◆ Goal
Repeat verbatim, and only, the lines of the data below, beginning at the line that contains "Give me the Altair source for this chart." and stopping after the line that contains "129, 116, 104, 90, 75, 60, 45, 31, 16]".

◆ Records supplied
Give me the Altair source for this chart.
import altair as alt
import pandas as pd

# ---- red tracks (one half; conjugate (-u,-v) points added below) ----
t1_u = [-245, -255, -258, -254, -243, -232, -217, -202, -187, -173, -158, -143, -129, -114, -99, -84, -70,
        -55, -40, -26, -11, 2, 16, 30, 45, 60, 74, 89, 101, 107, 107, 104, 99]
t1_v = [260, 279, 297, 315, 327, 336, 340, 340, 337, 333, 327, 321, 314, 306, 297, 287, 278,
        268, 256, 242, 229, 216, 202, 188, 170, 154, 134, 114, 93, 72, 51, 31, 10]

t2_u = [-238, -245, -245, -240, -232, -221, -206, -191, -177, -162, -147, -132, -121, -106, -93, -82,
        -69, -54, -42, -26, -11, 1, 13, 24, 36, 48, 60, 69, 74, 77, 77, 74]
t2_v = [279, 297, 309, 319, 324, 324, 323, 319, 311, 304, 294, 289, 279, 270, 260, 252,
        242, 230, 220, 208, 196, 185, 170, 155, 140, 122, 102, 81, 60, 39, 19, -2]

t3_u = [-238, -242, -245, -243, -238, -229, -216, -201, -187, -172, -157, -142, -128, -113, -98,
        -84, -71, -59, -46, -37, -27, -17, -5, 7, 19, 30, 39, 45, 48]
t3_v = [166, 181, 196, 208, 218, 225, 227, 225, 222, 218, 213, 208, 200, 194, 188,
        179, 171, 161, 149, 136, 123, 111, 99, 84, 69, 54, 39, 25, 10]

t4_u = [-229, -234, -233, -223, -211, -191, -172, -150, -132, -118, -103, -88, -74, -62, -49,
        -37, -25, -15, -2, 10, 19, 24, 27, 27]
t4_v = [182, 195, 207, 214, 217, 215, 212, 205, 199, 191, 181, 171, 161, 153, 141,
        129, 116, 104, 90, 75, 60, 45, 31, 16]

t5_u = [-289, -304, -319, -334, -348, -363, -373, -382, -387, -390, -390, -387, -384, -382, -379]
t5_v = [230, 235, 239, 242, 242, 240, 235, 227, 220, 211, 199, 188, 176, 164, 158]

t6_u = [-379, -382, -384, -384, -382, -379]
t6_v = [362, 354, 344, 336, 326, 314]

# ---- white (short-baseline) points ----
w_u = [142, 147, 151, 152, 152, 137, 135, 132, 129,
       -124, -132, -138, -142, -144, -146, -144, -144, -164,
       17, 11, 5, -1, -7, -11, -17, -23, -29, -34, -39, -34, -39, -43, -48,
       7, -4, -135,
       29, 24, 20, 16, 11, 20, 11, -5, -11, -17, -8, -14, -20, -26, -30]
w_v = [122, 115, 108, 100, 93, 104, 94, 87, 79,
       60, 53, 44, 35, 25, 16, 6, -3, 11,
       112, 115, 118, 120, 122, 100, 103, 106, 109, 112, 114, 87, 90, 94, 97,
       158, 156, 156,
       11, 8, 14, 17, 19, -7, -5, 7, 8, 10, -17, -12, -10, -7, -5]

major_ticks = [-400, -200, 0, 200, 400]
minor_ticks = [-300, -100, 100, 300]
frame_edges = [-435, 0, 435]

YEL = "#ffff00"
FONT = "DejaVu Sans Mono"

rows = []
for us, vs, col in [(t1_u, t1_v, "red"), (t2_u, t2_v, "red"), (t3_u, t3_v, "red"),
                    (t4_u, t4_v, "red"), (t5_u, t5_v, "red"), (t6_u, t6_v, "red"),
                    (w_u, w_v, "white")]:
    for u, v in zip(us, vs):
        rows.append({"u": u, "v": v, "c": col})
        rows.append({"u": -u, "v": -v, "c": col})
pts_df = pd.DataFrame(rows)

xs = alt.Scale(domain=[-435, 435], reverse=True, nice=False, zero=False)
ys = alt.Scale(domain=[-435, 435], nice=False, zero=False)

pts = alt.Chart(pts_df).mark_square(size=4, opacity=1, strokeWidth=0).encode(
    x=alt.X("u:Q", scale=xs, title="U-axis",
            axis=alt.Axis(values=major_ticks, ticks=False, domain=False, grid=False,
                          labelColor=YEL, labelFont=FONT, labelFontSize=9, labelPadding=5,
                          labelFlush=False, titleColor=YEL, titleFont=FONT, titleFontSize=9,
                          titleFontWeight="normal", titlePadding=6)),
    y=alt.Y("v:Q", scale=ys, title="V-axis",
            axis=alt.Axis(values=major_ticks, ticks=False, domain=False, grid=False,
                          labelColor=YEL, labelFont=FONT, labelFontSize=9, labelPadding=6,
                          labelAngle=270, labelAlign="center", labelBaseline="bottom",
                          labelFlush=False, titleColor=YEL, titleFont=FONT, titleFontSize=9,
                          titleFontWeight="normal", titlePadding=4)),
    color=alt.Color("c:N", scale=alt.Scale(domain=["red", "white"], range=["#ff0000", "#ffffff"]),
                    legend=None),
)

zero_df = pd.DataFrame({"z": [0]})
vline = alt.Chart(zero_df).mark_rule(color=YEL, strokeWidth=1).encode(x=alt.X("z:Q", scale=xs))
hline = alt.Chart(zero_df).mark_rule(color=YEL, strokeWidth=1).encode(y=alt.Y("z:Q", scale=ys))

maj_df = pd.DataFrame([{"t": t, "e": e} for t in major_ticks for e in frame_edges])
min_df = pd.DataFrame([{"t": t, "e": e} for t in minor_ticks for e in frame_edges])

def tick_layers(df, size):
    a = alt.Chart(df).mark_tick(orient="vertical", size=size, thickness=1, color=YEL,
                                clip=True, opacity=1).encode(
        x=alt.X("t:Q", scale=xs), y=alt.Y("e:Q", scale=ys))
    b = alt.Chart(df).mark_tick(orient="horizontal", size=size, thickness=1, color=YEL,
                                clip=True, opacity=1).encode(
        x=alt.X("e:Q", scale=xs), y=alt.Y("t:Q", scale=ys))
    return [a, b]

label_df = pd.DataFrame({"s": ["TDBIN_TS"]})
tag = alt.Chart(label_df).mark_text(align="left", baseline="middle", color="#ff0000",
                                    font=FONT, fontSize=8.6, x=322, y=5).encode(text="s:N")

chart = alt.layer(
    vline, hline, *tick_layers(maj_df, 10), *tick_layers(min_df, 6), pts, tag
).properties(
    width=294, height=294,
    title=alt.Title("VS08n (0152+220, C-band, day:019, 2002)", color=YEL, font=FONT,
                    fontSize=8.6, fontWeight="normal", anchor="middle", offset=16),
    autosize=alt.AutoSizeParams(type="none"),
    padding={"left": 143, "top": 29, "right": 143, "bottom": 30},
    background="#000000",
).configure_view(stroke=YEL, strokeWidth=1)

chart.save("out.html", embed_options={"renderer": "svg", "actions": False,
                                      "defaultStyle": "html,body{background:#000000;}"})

==

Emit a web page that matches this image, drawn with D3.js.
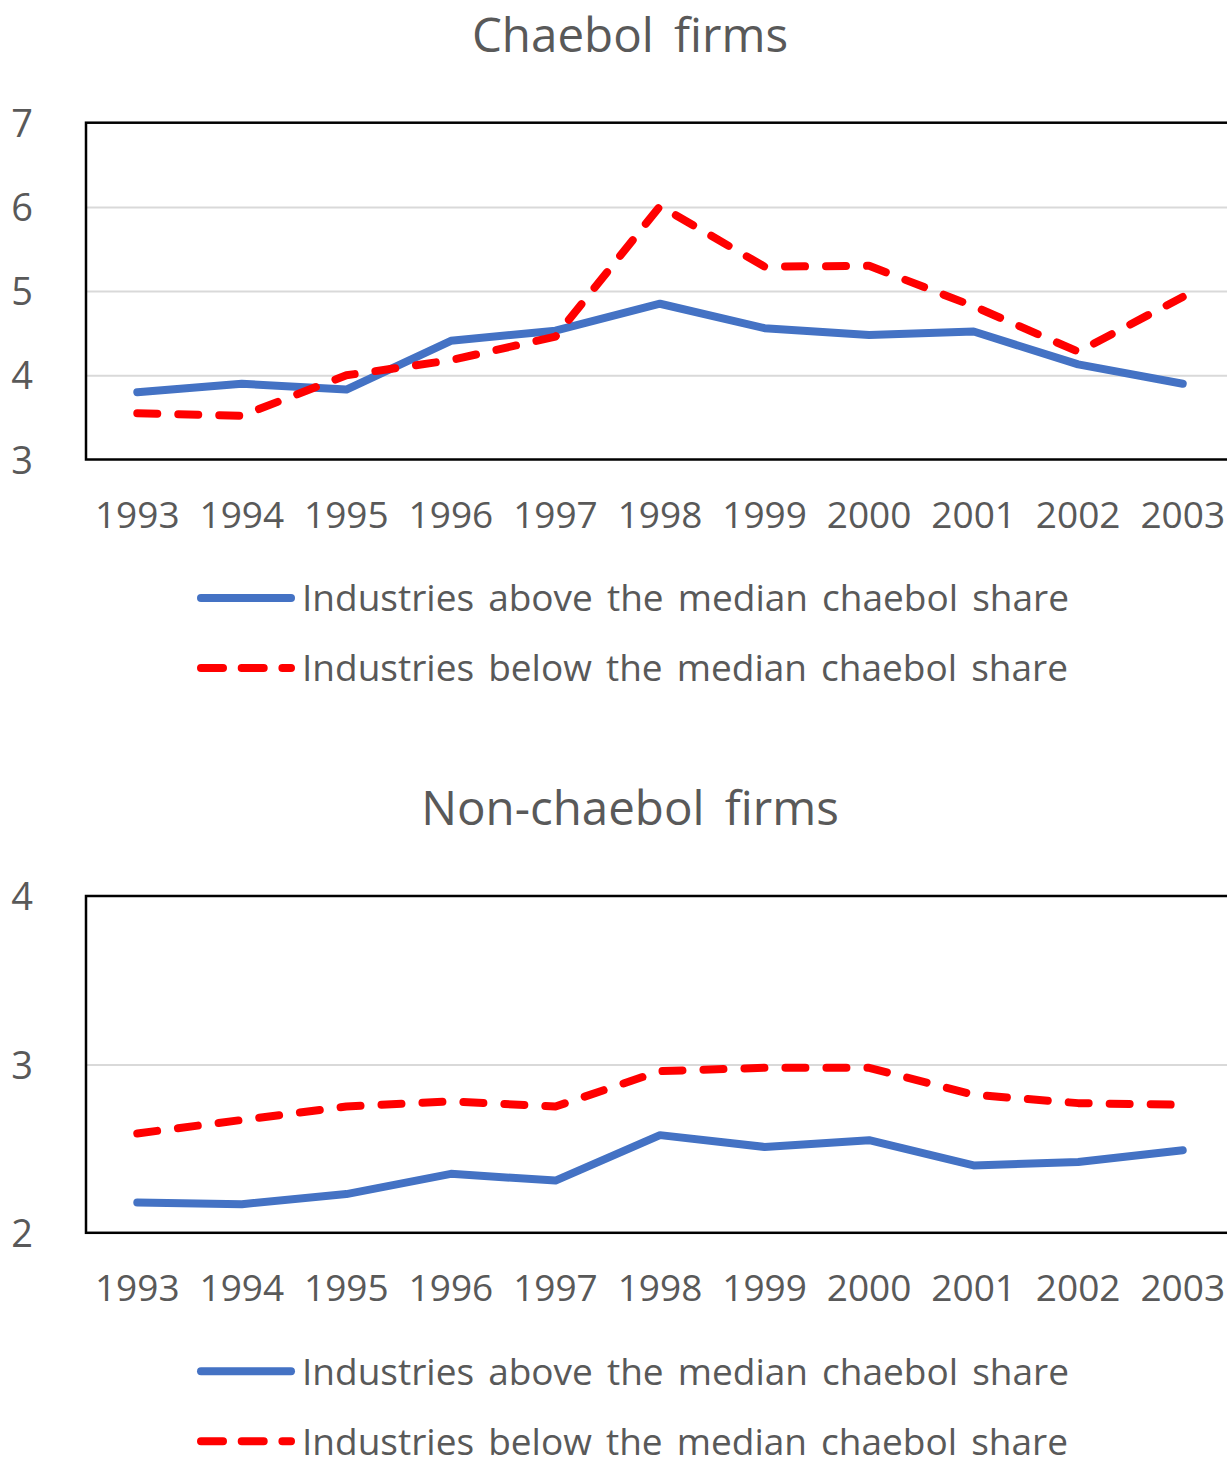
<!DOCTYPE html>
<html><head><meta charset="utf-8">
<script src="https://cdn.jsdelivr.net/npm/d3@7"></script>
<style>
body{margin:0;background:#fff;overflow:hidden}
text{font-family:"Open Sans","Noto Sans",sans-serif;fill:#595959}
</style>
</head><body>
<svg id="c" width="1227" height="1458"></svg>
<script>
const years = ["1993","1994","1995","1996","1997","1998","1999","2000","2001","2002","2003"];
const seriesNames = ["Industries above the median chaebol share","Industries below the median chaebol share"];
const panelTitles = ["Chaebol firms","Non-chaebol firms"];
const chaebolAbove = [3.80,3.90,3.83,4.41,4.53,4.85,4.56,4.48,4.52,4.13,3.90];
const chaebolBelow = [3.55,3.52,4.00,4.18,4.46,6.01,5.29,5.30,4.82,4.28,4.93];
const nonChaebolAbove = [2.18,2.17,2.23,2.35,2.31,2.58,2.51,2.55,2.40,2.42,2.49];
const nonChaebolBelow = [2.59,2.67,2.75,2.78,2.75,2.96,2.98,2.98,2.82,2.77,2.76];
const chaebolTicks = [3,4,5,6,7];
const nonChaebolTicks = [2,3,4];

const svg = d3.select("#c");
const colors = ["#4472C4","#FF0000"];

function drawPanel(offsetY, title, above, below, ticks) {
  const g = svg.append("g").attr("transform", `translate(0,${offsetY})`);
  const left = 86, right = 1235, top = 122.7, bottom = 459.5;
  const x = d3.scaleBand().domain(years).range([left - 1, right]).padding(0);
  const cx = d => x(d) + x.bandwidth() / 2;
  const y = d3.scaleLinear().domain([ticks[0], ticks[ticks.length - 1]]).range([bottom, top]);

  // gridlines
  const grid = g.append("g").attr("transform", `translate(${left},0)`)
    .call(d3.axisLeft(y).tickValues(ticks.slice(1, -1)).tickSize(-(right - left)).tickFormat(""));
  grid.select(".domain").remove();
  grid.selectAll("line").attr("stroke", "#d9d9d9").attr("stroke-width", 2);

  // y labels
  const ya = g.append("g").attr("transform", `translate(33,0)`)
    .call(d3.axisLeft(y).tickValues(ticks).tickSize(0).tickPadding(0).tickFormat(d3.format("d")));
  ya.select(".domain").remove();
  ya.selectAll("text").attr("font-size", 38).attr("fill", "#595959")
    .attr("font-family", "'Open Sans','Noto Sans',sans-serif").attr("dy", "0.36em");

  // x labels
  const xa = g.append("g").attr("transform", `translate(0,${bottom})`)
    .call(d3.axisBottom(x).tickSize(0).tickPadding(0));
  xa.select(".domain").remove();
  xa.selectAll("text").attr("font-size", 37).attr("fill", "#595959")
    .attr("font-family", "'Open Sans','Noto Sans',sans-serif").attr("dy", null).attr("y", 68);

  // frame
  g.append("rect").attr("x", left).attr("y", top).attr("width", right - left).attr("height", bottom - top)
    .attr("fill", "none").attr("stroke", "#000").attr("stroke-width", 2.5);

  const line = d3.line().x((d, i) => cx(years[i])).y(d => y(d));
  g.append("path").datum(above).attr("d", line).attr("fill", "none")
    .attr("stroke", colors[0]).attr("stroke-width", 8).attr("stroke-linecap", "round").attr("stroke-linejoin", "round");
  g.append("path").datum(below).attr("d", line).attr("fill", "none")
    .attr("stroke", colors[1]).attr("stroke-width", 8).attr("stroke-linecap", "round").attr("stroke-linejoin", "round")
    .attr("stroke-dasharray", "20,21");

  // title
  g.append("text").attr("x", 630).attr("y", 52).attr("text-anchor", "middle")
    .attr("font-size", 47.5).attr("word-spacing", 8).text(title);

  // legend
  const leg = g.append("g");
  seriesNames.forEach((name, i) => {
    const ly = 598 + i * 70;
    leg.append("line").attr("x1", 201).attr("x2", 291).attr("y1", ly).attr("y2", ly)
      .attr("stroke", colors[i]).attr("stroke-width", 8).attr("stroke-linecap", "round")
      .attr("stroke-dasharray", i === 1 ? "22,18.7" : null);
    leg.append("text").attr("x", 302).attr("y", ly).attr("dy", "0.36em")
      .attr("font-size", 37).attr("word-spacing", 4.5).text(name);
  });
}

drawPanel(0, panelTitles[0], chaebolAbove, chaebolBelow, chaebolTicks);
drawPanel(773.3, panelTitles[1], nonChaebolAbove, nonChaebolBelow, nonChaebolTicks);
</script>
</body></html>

◆ Written solution
Give me the Altair source for this chart.
import altair as alt
import pandas as pd

# ---- red tracks (one half; conjugate (-u,-v) points added below) ----
t1_u = [-245, -255, -258, -254, -243, -232, -217, -202, -187, -173, -158, -143, -129, -114, -99, -84, -70,
        -55, -40, -26, -11, 2, 16, 30, 45, 60, 74, 89, 101, 107, 107, 104, 99]
t1_v = [260, 279, 297, 315, 327, 336, 340, 340, 337, 333, 327, 321, 314, 306, 297, 287, 278,
        268, 256, 242, 229, 216, 202, 188, 170, 154, 134, 114, 93, 72, 51, 31, 10]

t2_u = [-238, -245, -245, -240, -232, -221, -206, -191, -177, -162, -147, -132, -121, -106, -93, -82,
        -69, -54, -42, -26, -11, 1, 13, 24, 36, 48, 60, 69, 74, 77, 77, 74]
t2_v = [279, 297, 309, 319, 324, 324, 323, 319, 311, 304, 294, 289, 279, 270, 260, 252,
        242, 230, 220, 208, 196, 185, 170, 155, 140, 122, 102, 81, 60, 39, 19, -2]

t3_u = [-238, -242, -245, -243, -238, -229, -216, -201, -187, -172, -157, -142, -128, -113, -98,
        -84, -71, -59, -46, -37, -27, -17, -5, 7, 19, 30, 39, 45, 48]
t3_v = [166, 181, 196, 208, 218, 225, 227, 225, 222, 218, 213, 208, 200, 194, 188,
        179, 171, 161, 149, 136, 123, 111, 99, 84, 69, 54, 39, 25, 10]

t4_u = [-229, -234, -233, -223, -211, -191, -172, -150, -132, -118, -103, -88, -74, -62, -49,
        -37, -25, -15, -2, 10, 19, 24, 27, 27]
t4_v = [182, 195, 207, 214, 217, 215, 212, 205, 199, 191, 181, 171, 161, 153, 141,
        129, 116, 104, 90, 75, 60, 45, 31, 16]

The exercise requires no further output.